Don't expect a quick resolution of the lawsuit that pits NetScout Systems against the Gartner Group. Just yesterday, Connecticut Superior Court Judge Charles T. Lee approved the request of Gartner attorneys to extend the deadline to respond.
The decision pushes the deadline for Gartner to respond to Oct. 20 — and pushes the deadline for Netscout to respond to Dec. 22.
In a motion for extension of time to plead, Gartner attorneys Frederick Gold, Andrew Zeitlin and Diane Polletta explain they need additional time to respond to "undertake appropriate factual and legal analysis" and prepare an appropriate response. Netscout attorneys Michael Blanchard and Jason Frank did not object, as long as their client received a reciprocal extension.
NetScout, a Westford, Mass.-based computer performance management provider, filed the lawsuit in August over allegations of "corporate defamation" arising out of the business research practices of Stamford-based Gartner.
NetScout doesn't like being called a "challenger" rather than "leader" in one of Gartner's Magic Quadrant (MQ) industry reports — especially because it thinks its ranking is based, in part, by its unwillingness to "pay to play."

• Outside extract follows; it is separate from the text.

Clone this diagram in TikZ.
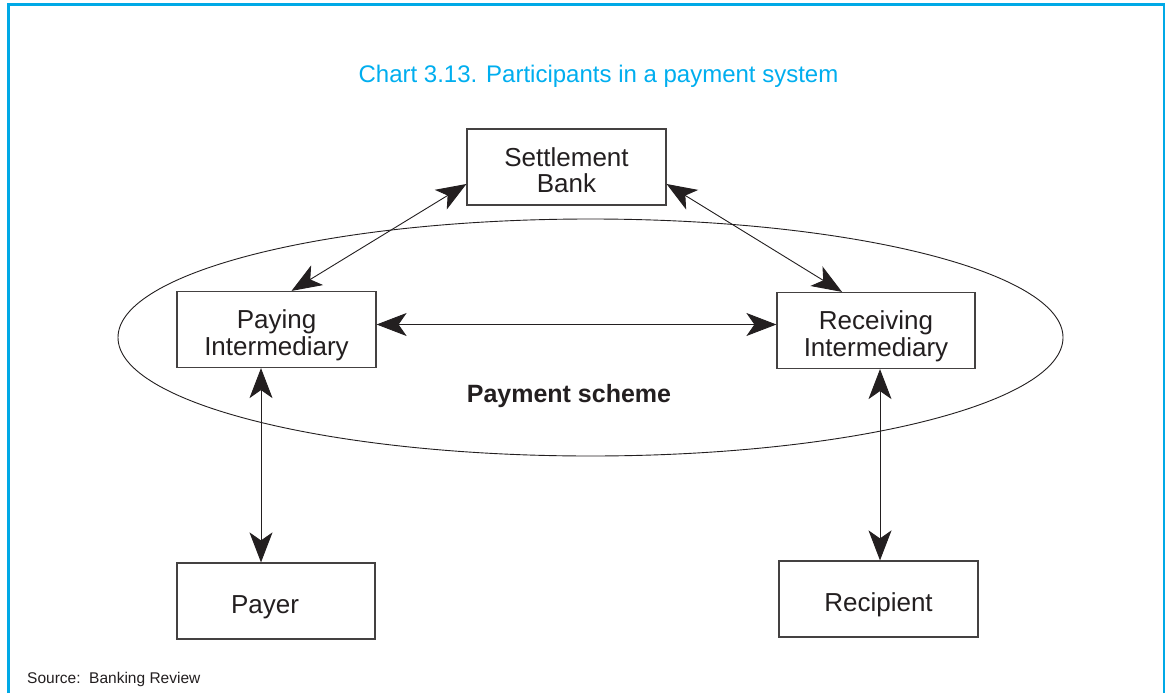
\documentclass[tikz,border=0pt]{standalone}
\usepackage{fontspec}
\setmainfont{Liberation Sans}
\usetikzlibrary{arrows.meta}
\definecolor{frameblue}{RGB}{0,169,230}
\definecolor{titleblue}{RGB}{0,174,239}
\definecolor{ink}{RGB}{35,31,32}
\newcommand{\bxtxt}[1]{\raisebox{-7pt}[\height][\depth]{\begin{tabular}{@{}c@{}}#1\end{tabular}}}
\tikzset{
  box/.style={draw=ink!85, line width=1.2pt, minimum width=199pt, minimum height=76pt,
    inner sep=0pt, align=center, text=ink, font=\fontsize{26}{26}\selectfont},
  conn/.style={draw=ink, line width=0.9pt,
    {Stealth[length=30pt,width=23pt,inset=8pt]}-{Stealth[length=30pt,width=23pt,inset=8pt]}},
}
\begin{document}
\begin{tikzpicture}[x=1pt,y=-1pt]
\useasboundingbox (0,0) rectangle (1166,693);
\fill[white] (0,0) rectangle (1166,693);
% frame
\draw[frameblue, line width=2.6pt] (8.2,693) -- (8.2,4.6) -- (1163.8,4.6) -- (1163.8,693);
% title
\node[anchor=base, text=titleblue, font=\fontsize{24}{28}\selectfont] (title) at (598.5,82) {Chart 3.13. Participants in a payment system};
% ellipse
\draw[ink, line width=0.9pt] (590.5,337.5) ellipse [x radius=472.5, y radius=118.5];
\node[anchor=base, text=ink, font=\fontsize{25}{28}\selectfont\bfseries] (scheme) at (569,402) {Payment scheme};
% boxes
\node[box] (sb) at (566.5,167) {\bxtxt{Settlement\\Bank}};
\node[box] (pi) at (276.5,329.5) {\bxtxt{Paying\\Intermediary}};
\node[box, minimum width=198pt] (ri) at (876,330.5) {\bxtxt{Receiving\\Intermediary}};
\node[box, minimum width=198pt] (payer) at (276,601) {\bxtxt{\hspace*{-22pt}Payer}};
\node[box] (rec) at (878.5,599) {\bxtxt{Recipient}};
% connectors
\draw[conn] ([yshift=-17pt]sb.west) -- ([xshift=15pt]pi.north);
\draw[conn] ([yshift=-17pt]sb.east) -- ([xshift=-34pt]ri.north);
\draw[conn] ([yshift=5pt]pi.east) -- ([yshift=6pt]ri.west);
\draw[conn] ([xshift=-15.5pt]pi.south) -- ([xshift=-15pt]payer.north);
\draw[conn] ([xshift=4pt]ri.south) -- ([xshift=1.5pt]rec.north);
% source
\node[anchor=base west, text=ink, font=\fontsize{15.5}{18}\selectfont, inner sep=0pt] (src) at (27,683) {Source:\ \ Banking Review};
\end{tikzpicture}
\end{document}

The lawsuit has reignited long-standing industry discussion over the merits of Gartner's MQ reports.
In an interview with CMSWire, Tony Byrne, founder of Washington, D.C.-based Real Story Group — a company intended to expose the weaknesses and strengths of web and enterprise technology products — said at least some of Netscout's points may be valid.
"It's quite possible that Netscout would have gotten a better placement if it were a customer. As a vendor, you pay extra for the right to brag about (and distribute) an MQ, so Gartner has a financial incentive to put long-time subscribers in the upper right," he explained. "Typically this biases MQs towards larger vendors, including those past their prime. The case of Netscout is one of those rare instances where a more established vendor got dinged, which of course only heightens concerns about the fact that Netscout wouldn't pay for Gartner consulting."
Of course, there is another, simpler explanation, Byrne added. Maybe Netscout just annoyed the Gartner analyst team in some way.
"Analysts are human. We all try to separate the emotional side, but sometimes a 'difficult' vendor can be a sign of a deeper problems," he said.
But Byrne said the opposite — the notion that "friendly" vendors get a better rating because they are good at analyst relations, not because they are good at satisfying their customers — is even more disturbing.
Serious Conflicts of Interest
Byrne made two other critical points.
- The fact-check process can be difficult for both parties. It's possible Gartner ignored some factual issues, but much of what Netscout raises in the lawsuit are questions of interpretation. Netscout seems aggrieved that Gartner is not buying into marketing pitches. "To be fair, it does appear that Gartner was swayed by the marketing pitches of the other vendors (who were clients). In any case, it will be very difficult to prove defamation here," Bryne continued.
- As long as analyst firms make money by selling reprints and bragging rights to vendors for a fee, there will always be serious conflicts of interest. "An individual analyst will have integrity (and nearly all of them do), but the system is corrupt, since vendors know they have to pay to play the game," he added.